Dessa forma, a tradição foi se mantendo entre as gerações e passou a ser mais conhecida fora de Laranjeiras a partir de estudos antropológicos (com destaque para os trabalhos de pesquisadoras como Beatriz Gois Dantas e Aglaé Fontes de Alencar) e participações em grandes eventos culturais promovidos em Sergipe a partir da década de 1970, a exemplo do Encontro Cultural de Laranjeiras e do Festival de Artes de São Cristóvão.
Dona Nadir passou a ser o rosto mais conhecido do samba de pareia, seja pela voz forte com a qual conduz as músicas, seja pelo amplo conhecimento que tem de todas as tradições, histórias e culturas presentes na Mussuca. Conhecimento que uniu as mulheres da comunidade e formou o Grupo Samba de Pareia, que já fez muitas apresentações em diversos estados do Brasil. “O Samba de Pareia é de grande importância para minha vida e para a minha comunidade Mussuca, onde nasci e me criei. Ele está no nosso dia a dia, nas celebrações dos nascimentos e nas festas populares. Sou muito grata ao Grupo Samba de Pareia, que me dá a oportunidade de mostrar o meu canto e a minha arte para Sergipe e para o mundo”, afirma ela.
Trabalhos lançados
Esta trajetória está ganhando cada vez mais visibilidade no Brasil e no exterior, através do EP Nadir da Mussuca e o Grupo Samba de Pareia, lançado no último dia 25 de julho pelo selo Aláfia Cultural/YbMusic,em todas as plataformas digitais de música. Ele tem cinco faixas e foi produzido pelo produtor musical Dudu Prudente (sergipano radicado na Bélgica), em parceria com o percussionista Pedrinho Mendonça, com participações especiais das cantoras Patricia Polayne e Jaque Barroso, entre outros cantores e compositores.

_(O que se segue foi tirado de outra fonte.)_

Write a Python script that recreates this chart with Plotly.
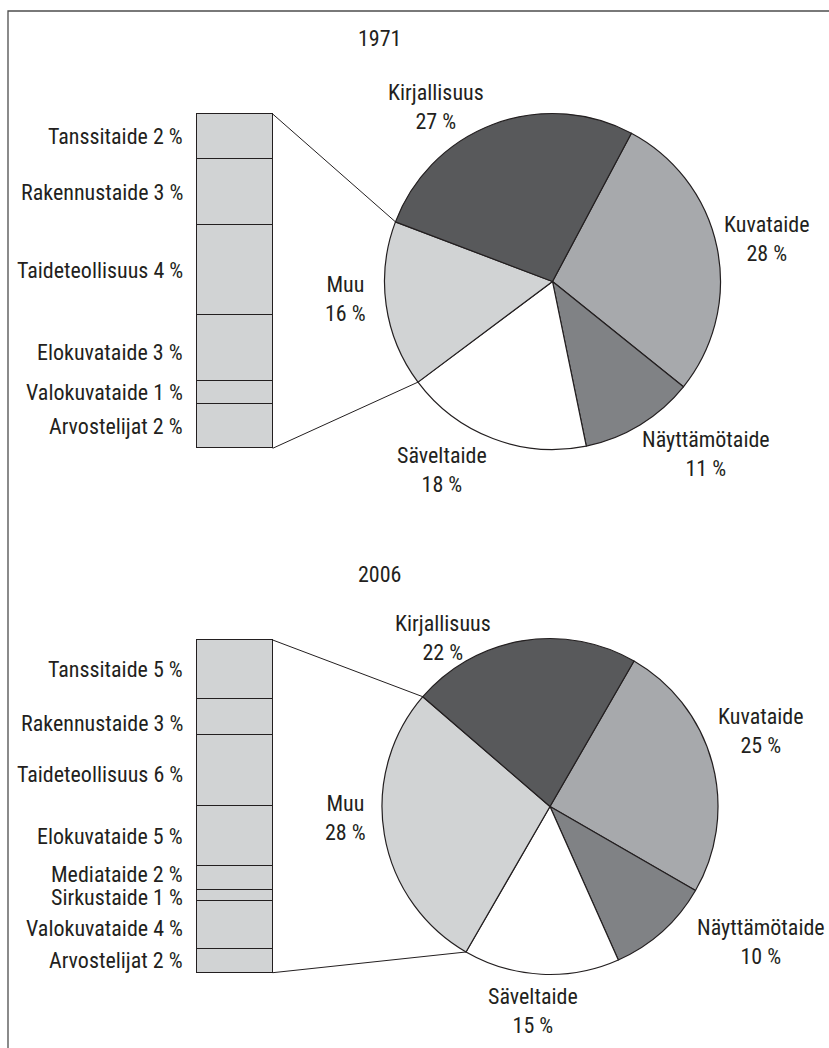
import math
import plotly.graph_objects as go

W, H = 829, 1048

# ---------------- data ----------------
years = ["1971", "2006"]

pie_labels = ["Kuvataide", "Näyttämötaide", "Säveltaide", "Muu", "Kirjallisuus"]
pie_1971 = [28, 11, 18, 16, 27]
pie_2006 = [25, 10, 15, 28, 22]

muu_labels_1971 = ["Tanssitaide", "Rakennustaide", "Taideteollisuus",
                   "Elokuvataide", "Valokuvataide", "Arvostelijat"]
muu_values_1971 = [2, 3, 4, 3, 1, 2]

muu_labels_2006 = ["Tanssitaide", "Rakennustaide", "Taideteollisuus",
                   "Elokuvataide", "Mediataide", "Sirkustaide",
                   "Valokuvataide", "Arvostelijat"]
muu_values_2006 = [5, 3, 6, 5, 2, 1, 4, 2]

# ---------------- styles ----------------
INK = "#231f20"
FONT = "Roboto Condensed, Liberation Sans Narrow, Arial Narrow, DejaVu Sans Condensed, sans-serif"
FS = 22
slice_colors = {
    "Kuvataide": "#a7a9ac",
    "Näyttämötaide": "#808285",
    "Säveltaide": "#ffffff",
    "Muu": "#d1d3d4",
    "Kirjallisuus": "#58595b",
}
BAR_FILL = "#d1d3d4"

# panel geometry in pixels; label_pos gives the centre of each two-line label
panels = [
    dict(year=years[0], values=pie_1971,
         sub_labels=muu_labels_1971, sub_values=muu_values_1971,
         center=(552.5, 281.5), r=168, rotation=28,
         bar=(197, 272.7, 114, 448.3), title=(379, 38.3),
         label_pos={"Kirjallisuus": (436, 107), "Kuvataide": (767, 239),
                    "Näyttämötaide": (706, 454), "Säveltaide": (441.7, 470),
                    "Muu": (345.8, 299)},
         nudge={"Elokuvataide": -4}),
    dict(year=years[1], values=pie_2006,
         sub_labels=muu_labels_2006, sub_values=muu_values_2006,
         center=(550, 806.5), r=168, rotation=30,
         bar=(197, 272.7, 640, 972.7), title=(379, 574),
         label_pos={"Kirjallisuus": (442.5, 638), "Kuvataide": (761.3, 731),
                    "Näyttämötaide": (760.8, 942), "Säveltaide": (532.5, 1011),
                    "Muu": (345.8, 818)},
         nudge={"Rakennustaide": -6, "Taideteollisuus": -4,
                "Mediataide": 3, "Sirkustaide": -2, "Valokuvataide": -3}),
]


def px(x):
    return x / W


def py(y):
    return 1 - y / H


fig = go.Figure()
annotations = []
shapes = []
layout_axes = {}
PAD = 3  # pixels of room around each bar so its outline is not clipped

for i, p in enumerate(panels):
    cx, cy = p["center"]
    r = p["r"]
    total = sum(p["values"])

    # pie
    fig.add_trace(go.Pie(
        labels=pie_labels, values=p["values"], sort=False,
        direction="clockwise", rotation=p["rotation"],
        marker=dict(colors=[slice_colors[k] for k in pie_labels],
                    line=dict(color=INK, width=1.2)),
        textinfo="none", hoverinfo="label+value", showlegend=False,
        domain=dict(x=[px(cx - r), px(cx + r)], y=[py(cy + r), py(cy - r)]),
        name=p["year"],
    ))

    # stacked bar breaking down "Muu"
    bx0, bx1, by0, by1 = p["bar"]
    sub_total = sum(p["sub_values"])
    unit = (by1 - by0) / sub_total
    xs = "" if i == 0 else str(i + 1)
    xa, ya = "x" + xs, "y" + xs
    bw = bx1 - bx0
    layout_axes["xaxis" + xs] = dict(
        domain=[px(bx0 - PAD), px(bx1 + PAD)],
        range=[-0.5 - PAD / bw, 0.5 + PAD / bw],
        visible=False, fixedrange=True, anchor=ya)
    layout_axes["yaxis" + xs] = dict(
        domain=[py(by1 + PAD), py(by0 - PAD)],
        range=[sub_total + PAD / unit, -PAD / unit],
        visible=False, fixedrange=True, anchor=xa)

    cum = 0
    for name, v in zip(p["sub_labels"], p["sub_values"]):
        fig.add_trace(go.Bar(
            x=[0], y=[v], width=1, xaxis=xa, yaxis=ya,
            marker=dict(color=BAR_FILL, line=dict(color=INK, width=1.5)),
            name=name, showlegend=False, hoverinfo="name+y",
        ))
        annotations.append(dict(
            text=f"{name} {v} %", xref="paper", x=px(185), xanchor="right",
            yref=ya, y=cum + v / 2, yanchor="middle",
            yshift=p["nudge"].get(name, 0), showarrow=False,
        ))
        cum += v

    # connector lines from the bar to the edges of the "Muu" slice
    k = pie_labels.index("Muu")
    a0 = p["rotation"] + sum(p["values"][:k]) / total * 360
    a1 = a0 + p["values"][k] / total * 360
    pts = []
    for a in (a0, a1):
        t = math.radians(a)
        pts.append((cx + r * math.sin(t), cy - r * math.cos(t)))
    for (bxp, byp), (ex, ey) in (((bx1, by1), pts[0]), ((bx1, by0), pts[1])):
        shapes.append(dict(type="line", xref="paper", yref="paper",
                           x0=px(bxp), y0=py(byp), x1=px(ex), y1=py(ey),
                           line=dict(color=INK, width=1)))

    # year title
    tx, ty = p["title"]
    annotations.append(dict(text=p["year"], xref="paper", yref="paper",
                            x=px(tx), y=py(ty), xanchor="center",
                            yanchor="middle", showarrow=False))

    # slice labels
    for name, v in zip(pie_labels, p["values"]):
        lx, ly = p["label_pos"][name]
        annotations.append(dict(text=f"{name}<br>{v} %",
                                xref="paper", yref="paper",
                                x=px(lx), y=py(ly), align="center",
                                xanchor="center", yanchor="middle",
                                showarrow=False))

# outer frame
shapes.append(dict(type="rect", xref="paper", yref="paper",
                   x0=px(8), y0=py(11), x1=1.05, y1=-0.05,
                   line=dict(color="#4d4d4d", width=1.3)))

fig.update_layout(
    width=W, height=H, margin=dict(l=0, r=0, t=0, b=0),
    paper_bgcolor="white", plot_bgcolor="rgba(0,0,0,0)",
    barmode="stack", bargap=0,
    font=dict(family=FONT, size=FS, color=INK, weight=400),
    annotations=annotations, shapes=shapes,
    **layout_axes,
)

fig.write_html("out.html")
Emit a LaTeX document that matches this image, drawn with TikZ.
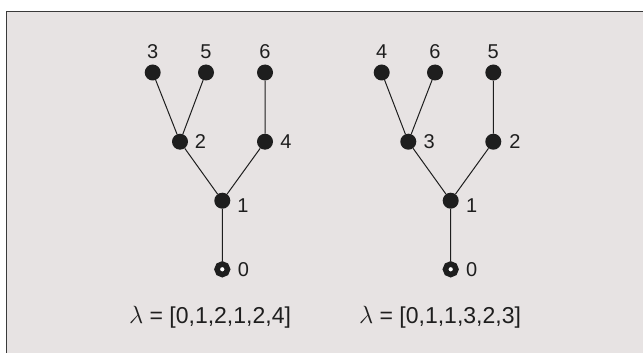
\documentclass[tikz,border=0pt]{standalone}
\usepackage{fontspec}
\setmainfont{Liberation Sans}
\definecolor{ink}{HTML}{1E1E1E}
\definecolor{bg}{HTML}{E7E3E3}
\definecolor{frame}{HTML}{3A3A3A}
\begin{document}
\begin{tikzpicture}[x=1pt,y=-1pt,
  dot/.style={circle,fill=ink,inner sep=0pt,minimum size=16pt},
  rootdot/.style={circle,draw=ink,line width=5.5pt,fill=white,inner sep=0pt,minimum size=10.5pt},
  lbl/.style={text=ink,inner sep=0pt,font=\fontsize{20}{22}\selectfont},
  captext/.style={text=ink,inner sep=0pt,font=\fontsize{23}{26}\selectfont},
  conn/.style={draw=ink,line width=1pt}]
\useasboundingbox (0,0) rectangle (643,353);
\fill[white] (0,0) rectangle (643,353);
\fill[bg] (6.5,11.5) rectangle (643,353);
\draw[frame,line width=1.4pt] (6.5,353) -- (6.5,11.5) -- (643,11.5);
% left tree
\node[dot] (a3) at (152.7,72.5) {};
\node[dot] (a5) at (206,72.5) {};
\node[dot] (a6) at (265,72.5) {};
\node[dot] (a2) at (180,141.7) {};
\node[dot] (a4) at (265,141.7) {};
\node[dot] (a1) at (222.3,200.7) {};
\node[rootdot] (a0) at (222.3,269.3) {};
\draw[conn] (a3) -- (a2) (a5) -- (a2) (a6) -- (a4) (a2) -- (a1) (a4) -- (a1) (a1) -- (a0);
\node[lbl] (la3) at (152.7,51.7) {3};
\node[lbl] (la5) at (206,51.7) {5};
\node[lbl] (la6) at (265,51.7) {6};
\node[lbl] (la2) at (200.5,141.7) {2};
\node[lbl] (la4) at (286,141.7) {4};
\node[lbl] (la1) at (243,206) {1};
\node[lbl] (la0) at (243.5,269.3) {0};
\node[captext] (capa) at (210,317) {$\lambda$ = [0,1,2,1,2,4]};
% right tree
\node[dot] (b4) at (381.7,72.5) {};
\node[dot] (b6) at (435,72.5) {};
\node[dot] (b5) at (493.3,72.5) {};
\node[dot] (b3) at (408.3,141.7) {};
\node[dot] (b2) at (493.3,141.7) {};
\node[dot] (b1) at (450.7,200.7) {};
\node[rootdot] (b0) at (450.7,269.3) {};
\draw[conn] (b4) -- (b3) (b6) -- (b3) (b5) -- (b2) (b3) -- (b1) (b2) -- (b1) (b1) -- (b0);
\node[lbl] (lb4) at (381.7,51.7) {4};
\node[lbl] (lb6) at (435,51.7) {6};
\node[lbl] (lb5) at (493.3,51.7) {5};
\node[lbl] (lb3) at (429.3,141.7) {3};
\node[lbl] (lb2) at (515,141.7) {2};
\node[lbl] (lb1) at (471.7,206) {1};
\node[lbl] (lb0) at (471.7,269.3) {0};
\node[captext] (capb) at (440,317) {$\lambda$ = [0,1,1,3,2,3]};
\end{tikzpicture}
\end{document}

A história de Dona Nadir também está documentada no curta-metragem “Nadir”, lançado em 2019 pelo cineasta Fábio Rogério e que já foi exibido em dois festivais internacionais de cinema independente, em Santa Maria da Feira (Portugal) e em Bangalore (Índia). Outros registros em forma de vídeos, áudios e depoimentos estão reunidos em um site dedicado a ela dentro do portal Acervo da Cultura Afro-Brasileira, mantido pelo Ministério da Cultura (MinC) em parceria com as universidades federais de Goiás (UFG) e Pernambuco (UFPE).